**TASK INSTRUCTIONS:** Without the pictures, retype exactly the lines from the top of the entries below through the line that contains "const traces = [];".

(Entries with chart source code)
— BEGIN —

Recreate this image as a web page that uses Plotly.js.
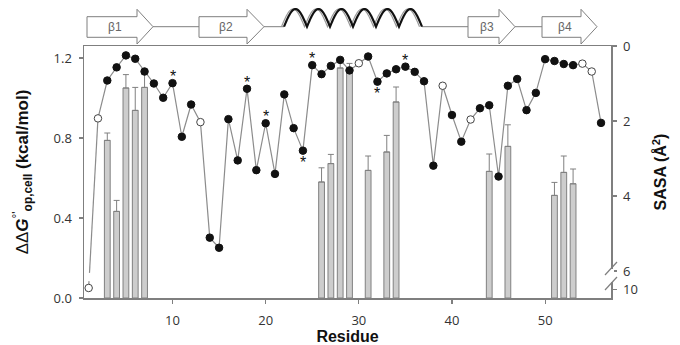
<!DOCTYPE html>
<html>
<head>
<meta charset="utf-8">
<script src="https://cdn.plot.ly/plotly-3.0.1.min.js"></script>
<style>html,body{margin:0;padding:0;background:#fff;}#chart{width:680px;height:345px;}</style>
</head>
<body>
<div id="chart"></div>
<script>
// ---- data ----
const residues = [1,2,3,4,5,6,7,8,9,10,11,12,13,14,15,16,17,18,19,20,21,22,23,24,25,26,27,28,29,30,31,32,33,34,35,36,37,38,39,40,41,42,43,44,45,46,47,48,49,50,51,52,53,54,55,56];
const sasa = [9.9,1.93,0.92,0.57,0.25,0.34,0.68,1.0,1.38,0.99,2.42,1.56,2.03,5.11,5.38,1.95,3.05,1.14,3.31,2.06,3.41,1.29,2.19,2.79,0.51,0.75,0.53,0.37,0.65,0.46,0.28,0.95,0.73,0.62,0.55,0.69,0.94,3.19,1.06,1.84,2.55,1.96,1.66,1.58,3.48,1.06,0.88,1.71,1.25,0.35,0.40,0.48,0.51,0.47,0.68,2.05];
const openResidues = [1,2,13,30,39,42,54,55];
const starAbove = [10,18,20,25,35];
const starBelow = [24,32];
const barResidues = [3,4,5,6,7,26,27,28,29,31,33,34,44,46,51,52,53];
const ddG = [0.788,0.433,1.05,0.938,1.053,0.58,0.672,1.15,1.133,0.638,0.73,0.98,0.633,0.758,0.513,0.628,0.571];
const ddGErr = [0.037,0.055,0.067,0.115,0.064,0.071,0.046,0.04,0.04,0.072,0.083,0.075,0.087,0.108,0.065,0.082,0.074];
const xTicks = [10,20,30,40,50];
const leftTicks = [0,0.4,0.8,1.2];
const rightTickValues = [0,2,4,6,10];
const ssLabels = ['β1','β2','β3','β4'];

// ---- broken right axis mapping (0..6 linear, then break, 10 drawn just below) ----
const BREAK_LO = 6.05, BREAK_HI = 6.27, TEN_POS = 6.49;
function disp(v){ return v <= 6 ? v : TEN_POS + (v - 10) * 0.375; }
const sasaD = sasa.map(disp);

const GREY = '#7f7f7f';
const traces = [];

// bars with upward error bars
traces.push({
  type:'bar', x: barResidues, y: ddG, width: 0.62, yaxis:'y',
  marker:{color:'#cdcdcd', line:{color:'#808080', width:1}},
  error_y:{type:'data', array: ddGErr, arrayminus: ddGErr.map(()=>0), symmetric:false, color:'#808080', thickness:1, width:3},
  showlegend:false
});

// line from residue 2 onward
const i2 = residues.indexOf(2);
traces.push({
  type:'scatter', mode:'lines', x: residues.slice(i2), y: sasaD.slice(i2), yaxis:'y2',
  line:{color:'#8c8c8c', width:1.2}, showlegend:false
});
// broken segment between residue 1 and 2
(function(){
  const x1 = residues[0], y1 = sasaD[0], x2 = residues[1], y2 = sasaD[1];
  const xAt = d => x2 + (x1 - x2) * (d - y2) / (y1 - y2);
  traces.push({
    type:'scatter', mode:'lines', yaxis:'y2',
    x:[x2, xAt(BREAK_LO), null, xAt(BREAK_HI), x1],
    y:[y2, BREAK_LO, null, BREAK_HI, y1],
    line:{color:'#8c8c8c', width:1.2}, showlegend:false
  });
})();

// markers
const isOpen = residues.map(r => openResidues.includes(r));
traces.push({
  type:'scatter', mode:'markers', x: residues, y: sasaD, yaxis:'y2', cliponaxis:false,
  marker:{size:7.5, color: isOpen.map(o => o ? '#ffffff' : '#111111'),
          line:{color: isOpen.map(o => o ? '#444444' : '#111111'), width:1}},
  showlegend:false
});

// ---- decorations ----
const L = 84, R = 611, T = 46, B = 298;
const PX = p => (p - L) / (R - L);
const PY = p => (B - p) / (B - T);
const shapes = [], annotations = [];

// stars
const starFont = {family:'Liberation Sans, Arial', size:16, color:'#111'};
starAbove.forEach(r => annotations.push({xref:'x', yref:'y2', x:r, y:sasaD[residues.indexOf(r)], text:'*', showarrow:false,
  xanchor:'center', yanchor:'middle', yshift:6.5, font:starFont}));
starBelow.forEach(r => annotations.push({xref:'x', yref:'y2', x:r, y:sasaD[residues.indexOf(r)], text:'*', showarrow:false,
  xanchor:'center', yanchor:'middle', yshift:-12, font:starFont}));

// secondary structure
const yc = 26.7, yt = 16.7, yb = 37.3, yht = 9.3, yhb = 44;
const arrows = [[87,137,153],[199,247,264],[468,499,515],[542,581,597]];
arrows.forEach((a, i) => {
  const [xL, xH, xT] = a;
  const path = `M ${PX(xL)},${PY(yt)} L ${PX(xH)},${PY(yt)} L ${PX(xH)},${PY(yht)} L ${PX(xT)},${PY(yc)} L ${PX(xH)},${PY(yhb)} L ${PX(xH)},${PY(yb)} L ${PX(xL)},${PY(yb)} Z`;
  shapes.push({type:'path', xref:'paper', yref:'paper', path, fillcolor:'#ffffff', line:{color:GREY, width:1}, layer:'above'});
  annotations.push({xref:'paper', yref:'paper', x: PX((xL + xH) / 2 + 3), y: PY(yc), text: ssLabels[i], showarrow:false,
    font:{family:'Liberation Sans, Arial', size:12, color:'#666'}, xanchor:'center', yanchor:'middle'});
});
[[153,199],[264,284],[422,468],[515,542]].forEach(s => {
  shapes.push({type:'line', xref:'paper', yref:'paper', x0:PX(s[0]), x1:PX(s[1]), y0:PY(yc), y1:PY(yc), line:{color:GREY, width:1}, layer:'above'});
});
function helixPath(x0, x1, n, dx){
  const per = (x1 - x0) / n; let p = '';
  for (let k = 0; k <= 240; k++) {
    const x = x0 + (x1 - x0) * k / 240;
    const y = yc - (yc - 9) * Math.abs(Math.sin(Math.PI * (x - x0) / per));
    p += (k ? ' L ' : 'M ') + PX(x + dx) + ',' + PY(y);
  }
  return p;
}
shapes.push({type:'path', xref:'paper', yref:'paper', path: helixPath(284, 422, 6, -2.5), line:{color:'#999', width:1.2}, layer:'above'});
shapes.push({type:'path', xref:'paper', yref:'paper', path: helixPath(284, 422, 6, 0), line:{color:'#111', width:2.2}, layer:'above'});

// axis break marks on right axis
shapes.push({type:'rect', xref:'paper', yref:'paper', x0:PX(608), x1:PX(614), y0:PY(282), y1:PY(269), fillcolor:'#fff', line:{width:0}, layer:'above'});
shapes.push({type:'line', xref:'paper', yref:'paper', x0:PX(605), x1:PX(617), y0:PY(275), y1:PY(262), line:{color:GREY, width:1.2}, layer:'above'});
shapes.push({type:'line', xref:'paper', yref:'paper', x0:PX(605), x1:PX(617), y0:PY(290), y1:PY(277), line:{color:GREY, width:1.2}, layer:'above'});

const tickFont = {family:'Open Sans, Liberation Sans, Arial', size:13, color:'#333'};
const titleFont = {family:'Liberation Sans, Arial', size:16, color:'#111'};

const layout = {
  width:680, height:345,
  margin:{l:L, r:680 - R, t:T, b:345 - B, pad:0},
  paper_bgcolor:'#fff', plot_bgcolor:'#fff',
  showlegend:false, bargap:0,
  xaxis:{range:[0.5,57.07], tickvals:xTicks, ticktext:xTicks.map(String), ticks:'outside', ticklen:4, tickcolor:GREY, tickwidth:1.2,
    showline:true, linecolor:GREY, linewidth:1.5, mirror:true, showgrid:false, zeroline:false, tickfont:tickFont,
    ticklabelstandoff:6,
    title:{text:'<b>Residue</b>', font:titleFont, standoff:3}},
  yaxis:{range:[0,1.26], tickvals:leftTicks, ticktext:leftTicks.map(v => v.toFixed(1)), ticks:'outside', ticklen:4, tickcolor:GREY, tickwidth:1.2,
    showline:true, linecolor:GREY, linewidth:1.5, showgrid:false, zeroline:false, tickfont:tickFont, ticklabelstandoff:4,
    title:{text:'ΔΔ<b><i>G</i></b><sup>°\'</sup><sub><b>op,cell</b></sub> <b>(kcal/mol)</b>', font:{family:'Liberation Sans, Arial', size:17, color:'#111'}, standoff:20}},
  yaxis2:{overlaying:'y', side:'right', range:[(B - T) / 37.5, 0], tickvals: rightTickValues.map(disp), ticktext: rightTickValues.map(String),
    ticks:'outside', ticklen:4, tickcolor:GREY, tickwidth:1.2, showline:true, linecolor:GREY, linewidth:1.5, showgrid:false, zeroline:false,
    tickfont:tickFont, ticklabelstandoff:4,
    title:{text:'<b>SASA (Å<sup>2</sup>)</b>', font:titleFont, standoff:18}},
  shapes, annotations
};
Plotly.newPlot('chart', traces, layout, {staticPlot:true, displayModeBar:false});
</script>
</body>
</html>
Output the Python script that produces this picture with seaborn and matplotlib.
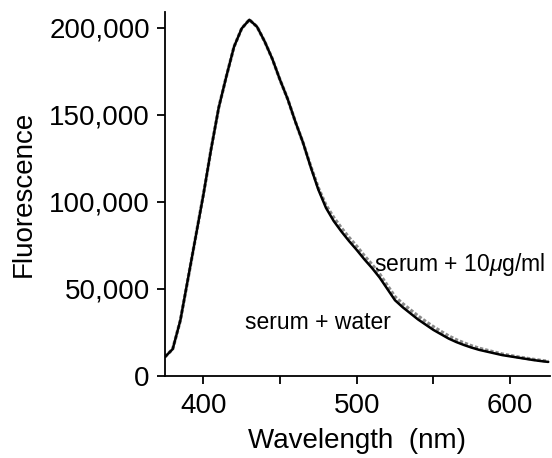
import numpy as np
import pandas as pd
import matplotlib
matplotlib.use("Agg")
import matplotlib.pyplot as plt
import seaborn as sns

wavelength = [375, 380, 385, 390, 395, 400, 405, 410, 415, 420, 425, 430, 435, 440, 445,
              450, 455, 460, 465, 470, 475, 480, 485, 490, 495, 500, 505, 510, 515, 520,
              525, 530, 535, 540, 545, 550, 555, 560, 565, 570, 575, 580, 585, 590, 595,
              600, 605, 610, 615, 620, 625]

serum_water = [11000, 15500, 32000, 56000, 80000, 104000, 130000, 154000, 172000, 189000,
               199500, 204500, 200500, 192000, 182000, 170000, 159000, 146000, 134000, 120000,
               107000, 96500, 89000, 83000, 77500, 72400, 67000, 62000, 56500, 50000,
               43500, 39500, 36000, 32500, 29500, 26500, 24000, 21500, 19500, 17800,
               16300, 15000, 14000, 13000, 12000, 11300, 10600, 9900, 9200, 8600, 8100]

serum_10ug = [11000, 15500, 32000, 56000, 80000, 104000, 130000, 154000, 172000, 189000,
              199500, 204500, 200500, 192000, 182000, 170000, 159000, 146000, 134000, 120500,
              108000, 98000, 91000, 85000, 79500, 74500, 69000, 64000, 58500, 52000,
              45500, 41500, 38000, 34500, 31300, 28300, 25600, 23000, 20800, 19000,
              17300, 15900, 14800, 13700, 12600, 11800, 11000, 10300, 9600, 9000, 8400]

series_names = ["serum + 10µg/ml", "serum + water"]
x_ticks = [400, 450, 500, 550, 600]
x_tick_labels = ["400", "", "500", "", "600"]
y_ticks = [0, 50000, 100000, 150000, 200000]
y_tick_labels = ["0", "50,000", "100,000", "150,000", "200,000"]

df = pd.concat([
    pd.DataFrame({"Wavelength": wavelength, "Fluorescence": serum_10ug, "sample": series_names[0]}),
    pd.DataFrame({"Wavelength": wavelength, "Fluorescence": serum_water, "sample": series_names[1]}),
])

sns.set_theme(style="ticks")
plt.rcParams["font.family"] = ["Liberation Sans", "DejaVu Sans"]
plt.rcParams["mathtext.fontset"] = "custom"
plt.rcParams["mathtext.it"] = "Liberation Sans:italic"
plt.rcParams["mathtext.rm"] = "Liberation Sans"

fig = plt.figure(figsize=(5.52, 4.58), dpi=100)
ax = fig.add_axes([0.299, 0.179, 0.697, 0.795])

sns.lineplot(data=df, x="Wavelength", y="Fluorescence", hue="sample", style="sample",
             palette={series_names[0]: "#8a8a8a", series_names[1]: "black"},
             dashes={series_names[0]: (1, 0.6), series_names[1]: ""},
             linewidth=1.8, legend=False, ax=ax, estimator=None)
for ln in ax.get_lines():
    ln.set_solid_joinstyle("round")
    if matplotlib.colors.to_hex(ln.get_color()) == "#8a8a8a":
        ln.set_linewidth(2.4)
        ln.set_zorder(1)
    else:
        ln.set_zorder(2)

ax.set_xlim(375, 626)
ax.set_ylim(0, 209000)
ax.set_xticks(x_ticks)
ax.set_xticklabels(x_tick_labels)
ax.set_yticks(y_ticks)
ax.set_yticklabels(y_tick_labels)

sns.despine(ax=ax)
for s in ["left", "bottom"]:
    ax.spines[s].set_linewidth(1.3)
    ax.spines[s].set_color("black")
ax.tick_params(axis="both", direction="out", length=6, width=1.3, color="black",
               labelsize=20, labelcolor="black")
ax.tick_params(axis="y", pad=5)
ax.tick_params(axis="x", pad=6)

ax.set_xlabel("Wavelength  (nm)", fontsize=20, color="black", labelpad=7)
ax.set_ylabel("Fluorescence", fontsize=20, color="black", labelpad=9)

ann_font = dict(fontsize=16.5, ha="left", va="center", color="black")
ax.text(427, 30500, "serum + water", **ann_font)
ax.text(511, 63800, r"serum + 10$\mathit{\mu}$g/ml", **ann_font)

fig.savefig("out.png", dpi=100, facecolor="white")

— END —

**REPLY:**
Recreate this image as a web page that uses Plotly.js.
<!DOCTYPE html>
<html>
<head>
<meta charset="utf-8">
<script src="https://cdn.plot.ly/plotly-3.0.1.min.js"></script>
<style>html,body{margin:0;padding:0;background:#fff;}#chart{width:680px;height:345px;}</style>
</head>
<body>
<div id="chart"></div>
<script>
// ---- data ----
const residues = [1,2,3,4,5,6,7,8,9,10,11,12,13,14,15,16,17,18,19,20,21,22,23,24,25,26,27,28,29,30,31,32,33,34,35,36,37,38,39,40,41,42,43,44,45,46,47,48,49,50,51,52,53,54,55,56];
const sasa = [9.9,1.93,0.92,0.57,0.25,0.34,0.68,1.0,1.38,0.99,2.42,1.56,2.03,5.11,5.38,1.95,3.05,1.14,3.31,2.06,3.41,1.29,2.19,2.79,0.51,0.75,0.53,0.37,0.65,0.46,0.28,0.95,0.73,0.62,0.55,0.69,0.94,3.19,1.06,1.84,2.55,1.96,1.66,1.58,3.48,1.06,0.88,1.71,1.25,0.35,0.40,0.48,0.51,0.47,0.68,2.05];
const openResidues = [1,2,13,30,39,42,54,55];
const starAbove = [10,18,20,25,35];
const starBelow = [24,32];
const barResidues = [3,4,5,6,7,26,27,28,29,31,33,34,44,46,51,52,53];
const ddG = [0.788,0.433,1.05,0.938,1.053,0.58,0.672,1.15,1.133,0.638,0.73,0.98,0.633,0.758,0.513,0.628,0.571];
const ddGErr = [0.037,0.055,0.067,0.115,0.064,0.071,0.046,0.04,0.04,0.072,0.083,0.075,0.087,0.108,0.065,0.082,0.074];
const xTicks = [10,20,30,40,50];
const leftTicks = [0,0.4,0.8,1.2];
const rightTickValues = [0,2,4,6,10];
const ssLabels = ['β1','β2','β3','β4'];

// ---- broken right axis mapping (0..6 linear, then break, 10 drawn just below) ----
const BREAK_LO = 6.05, BREAK_HI = 6.27, TEN_POS = 6.49;
function disp(v){ return v <= 6 ? v : TEN_POS + (v - 10) * 0.375; }
const sasaD = sasa.map(disp);

const GREY = '#7f7f7f';
const traces = [];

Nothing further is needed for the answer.